What needs to be done: Give the listing again exactly, omitting its images.

--------------------

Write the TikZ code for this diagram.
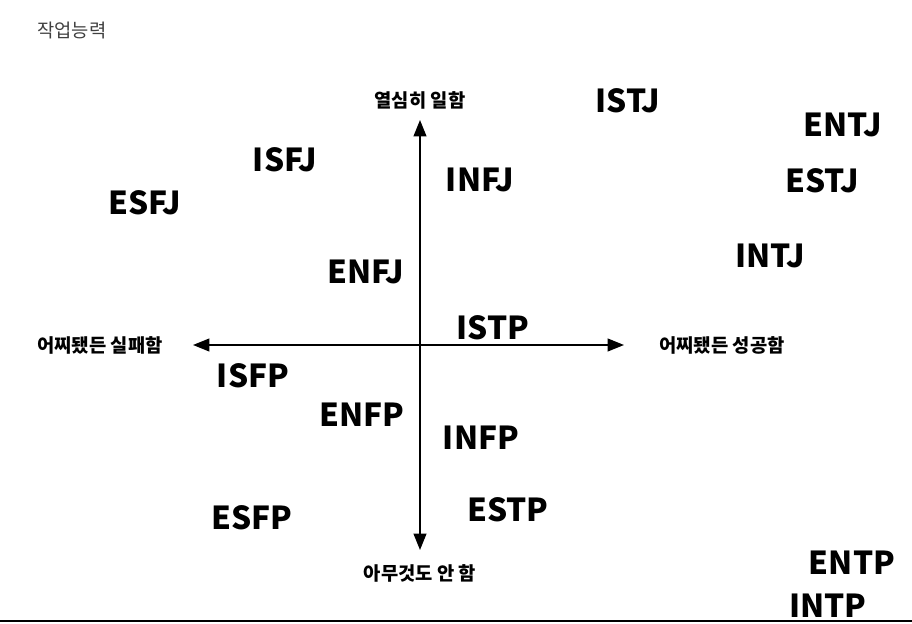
\documentclass[tikz,border=0pt]{standalone}
\usepackage{fontspec}
\setmainfont{Noto Sans CJK KR}
\usetikzlibrary{arrows.meta}

\tikzset{
  mbti/.style={font=\fontsize{27}{30}\selectfont\bfseries},
  axislabel/.style={font=\fontsize{16}{18}\selectfont\bfseries},
  axis/.style={line width=1.2pt, -{Triangle[width=11pt,length=14pt]}}
}

\begin{document}
\begin{tikzpicture}[x=0.03cm, y=-0.03cm]
      \useasboundingbox (0,0) rectangle (912,624);
      % title
      \node[font=\fontsize{16}{18}\selectfont, text=black!75] (title) at (72,30) {작업능력};

      % axes
      \coordinate (c) at (420,345);
      \coordinate (top) at (420,120);
      \coordinate (bot) at (420,550);
      \coordinate (lft) at (193,345);
      \coordinate (rgt) at (624,345);
      \draw[axis] (c) -- (top);
      \draw[axis] (c) -- (bot);
      \draw[axis] (c) -- (lft);
      \draw[axis] (c) -- (rgt);

      \node[axislabel] (work) at (420,100) {열심히 일함};
      \node[axislabel] (idle) at (420,573) {아무것도 안 함};
      \node[axislabel] (fail) at (100,345) {어찌됐든 실패함};
      \node[axislabel] (succ) at (722,345) {어찌됐든 성공함};

      % types
      \node[mbti] (istj) at (628,101) {ISTJ};
      \node[mbti] (entj) at (843,125) {ENTJ};
      \node[mbti] (estj) at (822,181) {ESTJ};
      \node[mbti] (intj) at (770,256) {INTJ};
      \node[mbti] (isfj) at (285,160) {ISFJ};
      \node[mbti] (infj) at (480,180) {INFJ};
      \node[mbti] (esfj) at (145,203) {ESFJ};
      \node[mbti] (enfj) at (366,272) {ENFJ};
      \node[mbti] (istp) at (493,328) {ISTP};
      \node[mbti] (isfp) at (253,376) {ISFP};
      \node[mbti] (enfp) at (362,415) {ENFP};
      \node[mbti] (infp) at (481,438) {INFP};
      \node[mbti] (estp) at (508,510) {ESTP};
      \node[mbti] (esfp) at (252,518) {ESFP};
      \node[mbti] (entp) at (852,563) {ENTP};
      \node[mbti] (intp) at (828,606) {INTP};

      % bottom rule
      \coordinate (bl) at (0,621);
      \coordinate (br) at (912,621);
      \draw[line width=1pt] (bl) -- (br);
\end{tikzpicture}
\end{document}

--------------------

Solution below:
Write the TikZ code for this diagram.
\documentclass[tikz,border=0pt]{standalone}
\usepackage{fontspec}
\setmainfont{Noto Sans CJK KR}
\usetikzlibrary{arrows.meta}

\tikzset{
  mbti/.style={font=\fontsize{27}{30}\selectfont\bfseries},
  axislabel/.style={font=\fontsize{16}{18}\selectfont\bfseries},
  axis/.style={line width=1.2pt, -{Triangle[width=11pt,length=14pt]}}
}

\begin{document}
\begin{tikzpicture}[x=0.03cm, y=-0.03cm]
      \useasboundingbox (0,0) rectangle (912,624);
      % title
      \node[font=\fontsize{16}{18}\selectfont, text=black!75] (title) at (72,30) {작업능력};

      % axes
      \coordinate (c) at (420,345);
      \coordinate (top) at (420,120);
      \coordinate (bot) at (420,550);
      \coordinate (lft) at (193,345);
      \coordinate (rgt) at (624,345);
      \draw[axis] (c) -- (top);
      \draw[axis] (c) -- (bot);
      \draw[axis] (c) -- (lft);
      \draw[axis] (c) -- (rgt);

      \node[axislabel] (work) at (420,100) {열심히 일함};
      \node[axislabel] (idle) at (420,573) {아무것도 안 함};
      \node[axislabel] (fail) at (100,345) {어찌됐든 실패함};
      \node[axislabel] (succ) at (722,345) {어찌됐든 성공함};

      % types
      \node[mbti] (istj) at (628,101) {ISTJ};
      \node[mbti] (entj) at (843,125) {ENTJ};
      \node[mbti] (estj) at (822,181) {ESTJ};
      \node[mbti] (intj) at (770,256) {INTJ};
      \node[mbti] (isfj) at (285,160) {ISFJ};
      \node[mbti] (infj) at (480,180) {INFJ};
      \node[mbti] (esfj) at (145,203) {ESFJ};
      \node[mbti] (enfj) at (366,272) {ENFJ};
      \node[mbti] (istp) at (493,328) {ISTP};
      \node[mbti] (isfp) at (253,376) {ISFP};
      \node[mbti] (enfp) at (362,415) {ENFP};
      \node[mbti] (infp) at (481,438) {INFP};
      \node[mbti] (estp) at (508,510) {ESTP};
      \node[mbti] (esfp) at (252,518) {ESFP};
      \node[mbti] (entp) at (852,563) {ENTP};
      \node[mbti] (intp) at (828,606) {INTP};

      % bottom rule
      \coordinate (bl) at (0,621);
      \coordinate (br) at (912,621);
      \draw[line width=1pt] (bl) -- (br);
\end{tikzpicture}
\end{document}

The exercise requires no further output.